Is it always better to cough up and get private treatment? Here's what to expect if you're considering ditching the NHS.
What is private healthcare?
Everyone in the UK has a right to free healthcare, provided through the National Health Service (NHS). Some people opt to pay for private medical treatment out of their own pocket. This is known as private healthcare. You can choose to pay for private healthcare through medical insurance, or pay yourself on an ad-hoc basis each time you use private healthcare services.
Why pay for healthcare?
People choose private healthcare for many reasons:
- To avoid long NHS waiting lists for specific treatments;
- The medical treatment required is not available on the NHS;
- The accommodation is more comfortable and often includes an en suite bedroom and TV;
- Nursing care, operating theatre and intensive care treatment is included.
Normally you can choose the hospital and specialist that treats you. Expenses are covered for overnight stays or longer (in-patient coverage) and day-patient coverage (day stays hospital).
So where's the catch?
Going private might seem more lavish than toughing it out on a no-frills NHS ward, but there are drawbacks:
- Private medical insurance only covers curable, short-term illness or injury, so inevitably some illnesses or treatments will never be covered;
- A standard or basic scheme should cover in-patient/daycare treatment, emergency dental work and pregnancy complications, but won't normally cover routine maternity or dental costs.
Many common conditions are not covered by private medical insurance. These include:
- Self-inflicted states - drug abuse, self-inflicted injury, normal pregnancy and injuries arising from high risk hobbies;
- Kidney dialysis, organ transplant, gender reassignment, cosmetic and fertility treatment, outpatient medication and dressings.

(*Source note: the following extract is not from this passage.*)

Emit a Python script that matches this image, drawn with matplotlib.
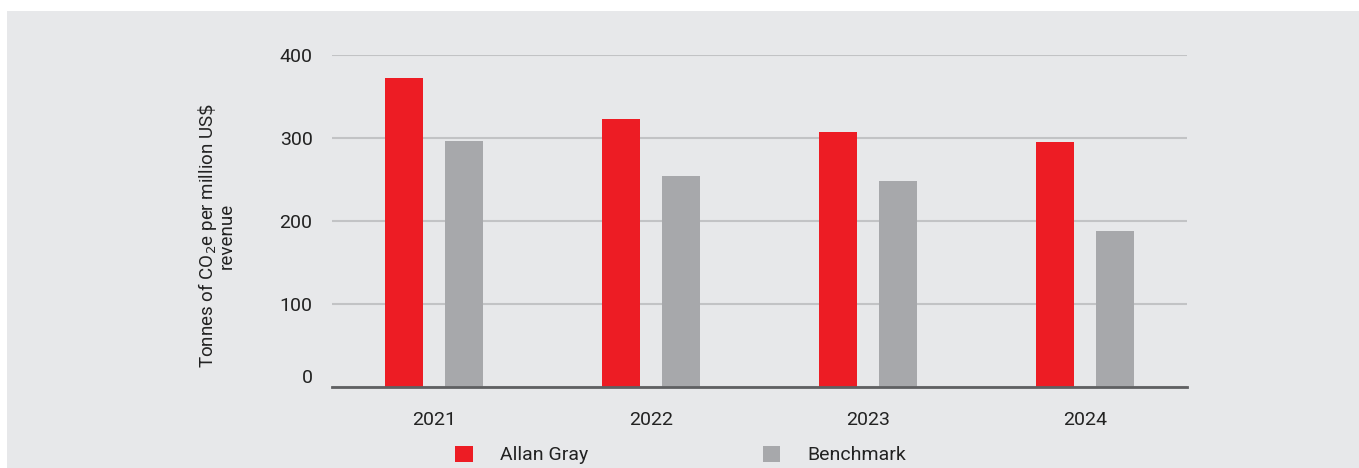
import matplotlib.pyplot as plt
import numpy as np
from matplotlib.patches import Rectangle

years = ['2021', '2022', '2023', '2024']
allan_gray = [372, 323, 307, 295]
benchmark = [296, 254, 248, 188]
yticks = [0, 100, 200, 300, 400]

red = '#ed1c24'
grey = '#a7a8ab'
panel = '#e7e8ea'

plt.rcParams['font.family'] = ['Roboto', 'DejaVu Sans']

W, H = 1359, 468
fig = plt.figure(figsize=(W / 100, H / 100), dpi=100)
fig.patches.append(Rectangle((7 / W, 0), 1, 1 - 11 / H, transform=fig.transFigure,
                             facecolor=panel, edgecolor='none', zorder=-1))

ax = fig.add_axes([332 / W, 1 - 387 / H, (1187 - 332) / W, (387 - 55) / H])
ax.set_facecolor('none')

x = np.arange(len(years))
w = 0.175
off = 0.138
ax.bar(x - off, allan_gray, w, color=red, label='Allan Gray', zorder=3)
ax.bar(x + off, benchmark, w, color=grey, label='Benchmark', zorder=3)

ax.set_xlim(-0.47, 3.47)
ax.set_ylim(0, 400)
ax.set_yticks(yticks)
ax.set_xticks(x, labels=years)
ax.tick_params(axis='both', length=0, labelsize=14, colors='#222222')
ax.tick_params(axis='y', pad=14)
ax.tick_params(axis='x', pad=17)
ax.get_yticklabels()[0].set_verticalalignment('bottom')

ax.grid(axis='y', color='#c2c3c5', linewidth=1.5, zorder=0)
for s in ['top', 'right', 'left']:
    ax.spines[s].set_visible(False)
ax.spines['bottom'].set_color('#5f6062')
ax.spines['bottom'].set_linewidth(2)
ax.spines['bottom'].set_zorder(4)

ax.set_ylabel('Tonnes of CO$_2$e per million US$\\$$\nrevenue', fontsize=13.5,
              color='#222222', linespacing=0.85)
ax.yaxis.set_label_coords(-0.113, 0.455)

ax.legend(loc='center left', bbox_to_anchor=(455 / W, 1 - 455 / H), bbox_transform=fig.transFigure,
          ncol=2, frameon=False, fontsize=14, handlelength=0.9, handleheight=0.9,
          handletextpad=1.4, columnspacing=9.0, borderpad=0, borderaxespad=0,
          labelcolor='#222222')

fig.savefig('out.png', dpi=100)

Most private healthcare insurers now strongly recommend you call their helplines before embarking on a course of treatment and incurring costs. Most insurers provide a client pack, which includes an insurance certificate, claims forms and a helpline card with relevant contact numbers listed. Costs for outpatient treatment can be redeemed through claims forms.
How much information will I have to disclose?

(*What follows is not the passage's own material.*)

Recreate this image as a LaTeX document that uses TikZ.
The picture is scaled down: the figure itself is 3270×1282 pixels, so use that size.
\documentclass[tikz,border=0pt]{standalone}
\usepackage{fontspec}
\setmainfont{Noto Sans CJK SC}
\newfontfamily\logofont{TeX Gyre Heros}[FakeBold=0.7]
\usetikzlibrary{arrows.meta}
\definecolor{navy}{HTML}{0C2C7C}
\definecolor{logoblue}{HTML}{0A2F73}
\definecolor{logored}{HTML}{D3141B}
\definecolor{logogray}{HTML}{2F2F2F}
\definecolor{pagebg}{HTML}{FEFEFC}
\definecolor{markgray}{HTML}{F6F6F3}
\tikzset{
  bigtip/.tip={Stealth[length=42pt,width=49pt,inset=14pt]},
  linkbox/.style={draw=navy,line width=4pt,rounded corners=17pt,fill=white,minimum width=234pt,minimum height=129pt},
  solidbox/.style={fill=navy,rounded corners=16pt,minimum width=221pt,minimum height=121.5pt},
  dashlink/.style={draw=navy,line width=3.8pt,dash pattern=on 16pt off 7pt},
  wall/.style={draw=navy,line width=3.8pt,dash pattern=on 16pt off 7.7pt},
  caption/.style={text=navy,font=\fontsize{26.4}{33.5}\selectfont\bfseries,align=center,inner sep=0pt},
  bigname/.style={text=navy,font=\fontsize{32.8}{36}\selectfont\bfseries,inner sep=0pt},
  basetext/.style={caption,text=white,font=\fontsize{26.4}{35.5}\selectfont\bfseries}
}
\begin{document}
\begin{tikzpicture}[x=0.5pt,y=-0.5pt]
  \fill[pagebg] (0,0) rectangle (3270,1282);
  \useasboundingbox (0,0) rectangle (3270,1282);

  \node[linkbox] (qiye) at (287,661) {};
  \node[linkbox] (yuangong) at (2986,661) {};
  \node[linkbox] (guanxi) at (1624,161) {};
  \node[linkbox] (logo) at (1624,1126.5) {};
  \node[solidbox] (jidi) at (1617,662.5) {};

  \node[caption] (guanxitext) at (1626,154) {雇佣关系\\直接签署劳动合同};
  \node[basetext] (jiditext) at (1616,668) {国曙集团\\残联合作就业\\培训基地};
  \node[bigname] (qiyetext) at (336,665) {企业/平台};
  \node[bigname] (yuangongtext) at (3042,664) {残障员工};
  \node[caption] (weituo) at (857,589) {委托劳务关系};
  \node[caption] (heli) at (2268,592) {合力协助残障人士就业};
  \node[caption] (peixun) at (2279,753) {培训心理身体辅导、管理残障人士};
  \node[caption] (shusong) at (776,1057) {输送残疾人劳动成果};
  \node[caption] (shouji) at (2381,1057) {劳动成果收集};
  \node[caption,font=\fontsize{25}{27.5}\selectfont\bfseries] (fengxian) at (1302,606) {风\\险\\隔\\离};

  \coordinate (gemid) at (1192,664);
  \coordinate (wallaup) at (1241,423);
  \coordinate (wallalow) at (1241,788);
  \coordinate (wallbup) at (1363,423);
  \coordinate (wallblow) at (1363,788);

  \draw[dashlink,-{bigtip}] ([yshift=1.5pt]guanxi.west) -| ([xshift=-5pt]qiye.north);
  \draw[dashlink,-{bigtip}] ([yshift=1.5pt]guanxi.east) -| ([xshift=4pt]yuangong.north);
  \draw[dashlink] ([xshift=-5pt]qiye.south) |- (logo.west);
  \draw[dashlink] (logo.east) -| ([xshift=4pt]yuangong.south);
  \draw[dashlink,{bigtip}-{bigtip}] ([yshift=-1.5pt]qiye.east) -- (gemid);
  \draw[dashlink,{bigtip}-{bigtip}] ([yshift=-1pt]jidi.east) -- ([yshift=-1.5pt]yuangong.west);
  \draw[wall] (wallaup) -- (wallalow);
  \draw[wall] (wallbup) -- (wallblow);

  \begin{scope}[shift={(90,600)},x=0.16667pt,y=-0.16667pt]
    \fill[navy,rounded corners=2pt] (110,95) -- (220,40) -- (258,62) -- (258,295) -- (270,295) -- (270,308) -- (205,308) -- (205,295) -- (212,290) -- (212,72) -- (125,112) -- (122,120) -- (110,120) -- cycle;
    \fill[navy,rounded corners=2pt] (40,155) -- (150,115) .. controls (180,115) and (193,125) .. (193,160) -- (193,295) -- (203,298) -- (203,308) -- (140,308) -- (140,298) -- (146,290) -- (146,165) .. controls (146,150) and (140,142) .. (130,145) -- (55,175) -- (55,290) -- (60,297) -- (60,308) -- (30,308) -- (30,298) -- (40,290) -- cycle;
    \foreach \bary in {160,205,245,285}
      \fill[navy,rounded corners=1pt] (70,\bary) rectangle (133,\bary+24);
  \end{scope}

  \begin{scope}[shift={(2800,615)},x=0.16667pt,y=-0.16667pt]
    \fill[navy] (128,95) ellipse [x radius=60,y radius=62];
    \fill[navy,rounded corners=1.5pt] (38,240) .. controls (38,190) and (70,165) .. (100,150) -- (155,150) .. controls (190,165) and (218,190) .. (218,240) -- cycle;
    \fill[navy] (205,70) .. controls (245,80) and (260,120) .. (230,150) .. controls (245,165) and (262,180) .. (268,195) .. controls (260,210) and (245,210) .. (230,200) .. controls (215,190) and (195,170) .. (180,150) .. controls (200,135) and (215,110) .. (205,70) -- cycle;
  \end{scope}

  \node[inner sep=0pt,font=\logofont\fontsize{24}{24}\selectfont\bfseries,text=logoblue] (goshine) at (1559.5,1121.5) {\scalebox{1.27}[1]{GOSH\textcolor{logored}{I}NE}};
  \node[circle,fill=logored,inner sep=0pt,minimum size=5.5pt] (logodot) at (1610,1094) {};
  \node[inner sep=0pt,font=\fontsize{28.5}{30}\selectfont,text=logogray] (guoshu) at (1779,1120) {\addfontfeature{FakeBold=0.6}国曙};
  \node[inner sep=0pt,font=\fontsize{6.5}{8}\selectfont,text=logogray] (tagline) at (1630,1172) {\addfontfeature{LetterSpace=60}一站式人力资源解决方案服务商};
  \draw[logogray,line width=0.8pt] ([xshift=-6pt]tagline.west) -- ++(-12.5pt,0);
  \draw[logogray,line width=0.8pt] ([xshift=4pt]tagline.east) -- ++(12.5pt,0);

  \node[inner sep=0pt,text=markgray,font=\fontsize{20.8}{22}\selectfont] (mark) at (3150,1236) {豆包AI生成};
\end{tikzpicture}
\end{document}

When applying for medical insurance you can opt for medical history declaration cover, or moratorium cover. To obtain medical history declaration cover you will need to fill out a form detailing your medical history. Moratorium cover does not require a medical, but the insurance company may decide not to cover any existing medical condition spanning the last two to five years.
So how much does it all cost?
Any plan agreed between you and a medical insurer should suit your individual needs, so prices vary a lot from plan to plan. As a rough average, private medical insurance works out at £1,000 per year. You will often be offered a choice between basic, medium and advanced healthcare plans. On minimum cover you can expect to pay around £40 to £50 per month, medium plans average £50 to £60 per month, and advanced plans can cost anything upwards of £65 each month.
As you'd expect, the pricier plans generally cover all health costs for major or minor operations, whereas on a cheaper health plan you may have to absorb up to 50% of treatment costs yourself, or reclaim any money you are entitled to through the claims form process.
Can I get it through work?
Many employers offer their staff the option of private healthcare through reputable private medical care organizations. The employer usually pays for the cost of a corporate medical care scheme. Your employer's HR department or intranet should be able to tell you what options and services are available.
Going abroad for treatment
With private healthcare in the UK often costing more than most of us can afford, a growing number of Brits are heading for sunnier climes to get their treatment abroad.
Routine dental treatments in France, such as fillings and crown replacements, are cheap procedures when compared to UK rates and cost well under £100. Most cosmetic breast surgeries are up to £2,000 cheaper on the Continent, particularly in Spain and Germany.